# PROBLEM DETAILS:
Retype, please, the listing from its opening line through the line that contains "pulse_len = 1.3", both included, without the pictures.

— START DATA EXTRACT —

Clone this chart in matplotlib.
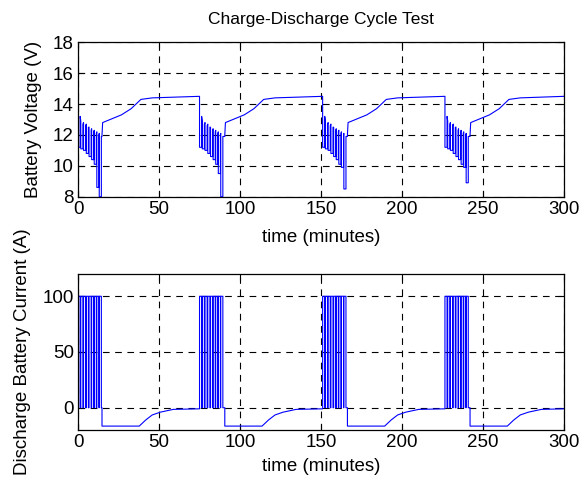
import numpy as np
import matplotlib.pyplot as plt

plt.rcParams['font.family'] = ['Liberation Sans', 'DejaVu Sans']

# discharge / charge cycles (minutes)
dis_start = [0, 75, 151, 226.5]
dis_end = [14.8, 90.6, 166.3, 242.0]

# pulse on-times relative to discharge start, and on length
pulse_on = [0.0, 1.7, 3.4, 5.1, 6.8, 8.4, 10.0, 11.6, 13.1]
pulse_len = 1.3

# voltage levels at rest / under load for each pulse
v_rest = [13.4, 12.9, 12.8, 12.7, 12.5, 12.4, 12.3, 12.2, 12.1]
v_load = [11.2, 11.1, 11.0, 10.8, 10.6, 10.4, 10.1, 9.8, 9.6]
v_low2 = [8.6, 9.5, 9.9, 9.9]   # second to last pulse, per cycle
v_low1 = [8.0, 8.0, 8.5, 8.9]   # last pulse, per cycle

# charging voltage after a discharge (time after discharge end)
chg_dt = [0.0, 0.4, 12, 18, 24, 31, 45, 58]
chg_v = [12.0, 12.8, 13.3, 13.7, 14.3, 14.4, 14.45, 14.5]

# charging current after a discharge
chg_i_dt = [0.0, 23, 27, 31, 36, 44, 58]
chg_i = [-16.5, -16.5, -11, -6.5, -4, -1.5, -1]
i_pulse = 100
i_rest = 0

t_end = 300

t_v, v = [], []
t_i, cur = [], []
for k in range(len(dis_start)):
    s, e = dis_start[k], dis_end[k]
    for j, on in enumerate(pulse_on):
        lo = v_load[j]
        if j == len(pulse_on) - 2:
            lo = v_low2[k]
        if j == len(pulse_on) - 1:
            lo = v_low1[k]
        t0, t1 = s + on, s + on + pulse_len
        t_v += [t0, t0, t1, t1]
        v += [v_rest[j], lo, lo, v_rest[j] - 0.2]
        t_i += [t0, t0, t1, t1]
        cur += [i_rest, i_pulse, i_pulse, i_rest]
    t_v += [e]
    v += [v_rest[-1] - 0.2]
    t_i += [e, e]
    cur += [i_rest, chg_i[0]]
    nxt = dis_start[k + 1] if k + 1 < len(dis_start) else t_end
    for dt, vv in zip(chg_dt, chg_v):
        if e + dt <= nxt:
            t_v.append(e + dt)
            v.append(vv)
    t_v.append(nxt)
    v.append(chg_v[-1])
    for dt, ii in zip(chg_i_dt, chg_i):
        if e + dt <= nxt:
            t_i.append(e + dt)
            cur.append(ii)
    t_i.append(nxt)
    cur.append(chg_i[-1])

fs = 13.5

fig = plt.figure(figsize=(5.88, 4.79), dpi=100)
ax1 = fig.add_axes([0.1327, 0.5894, 0.8265, 0.3223])
ax2 = fig.add_axes([0.1327, 0.1023, 0.8265, 0.3257])

ax1.plot(t_v, v, color='blue', lw=0.8)
ax1.set_xlim(0, 300)
ax1.set_ylim(8, 18)
ax1.set_yticks([8, 10, 12, 14, 16, 18])
ax1.set_ylabel('Battery Voltage (V)', fontsize=fs, labelpad=8)
ax1.set_xlabel('time (minutes)', fontsize=fs, labelpad=8)
ax1.set_title('Charge-Discharge Cycle Test', fontsize=fs - 1, pad=13)

ax2.plot(t_i, cur, color='blue', lw=0.8)
ax2.set_xlim(0, 300)
ax2.set_ylim(-20, 120)
ax2.set_yticks([0, 50, 100])
ax2.set_ylabel('Discharge Battery Current (A)', fontsize=fs, labelpad=8)
ax2.set_xlabel('time (minutes)', fontsize=fs, labelpad=5)

for ax in (ax1, ax2):
    ax.set_xticks([0, 50, 100, 150, 200, 250, 300])
    ax.grid(True, color='black', linestyle=(0, (6, 5)), linewidth=0.8)
    ax.tick_params(direction='in', top=True, right=True, labelsize=fs, length=4, pad=3)
    for sp in ax.spines.values():
        sp.set_linewidth(0.9)

fig.savefig('out.png', dpi=100)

— END DATA EXTRACT —

# TASK RESPONSE:
Clone this chart in matplotlib.
import numpy as np
import matplotlib.pyplot as plt

plt.rcParams['font.family'] = ['Liberation Sans', 'DejaVu Sans']

# discharge / charge cycles (minutes)
dis_start = [0, 75, 151, 226.5]
dis_end = [14.8, 90.6, 166.3, 242.0]

# pulse on-times relative to discharge start, and on length
pulse_on = [0.0, 1.7, 3.4, 5.1, 6.8, 8.4, 10.0, 11.6, 13.1]
pulse_len = 1.3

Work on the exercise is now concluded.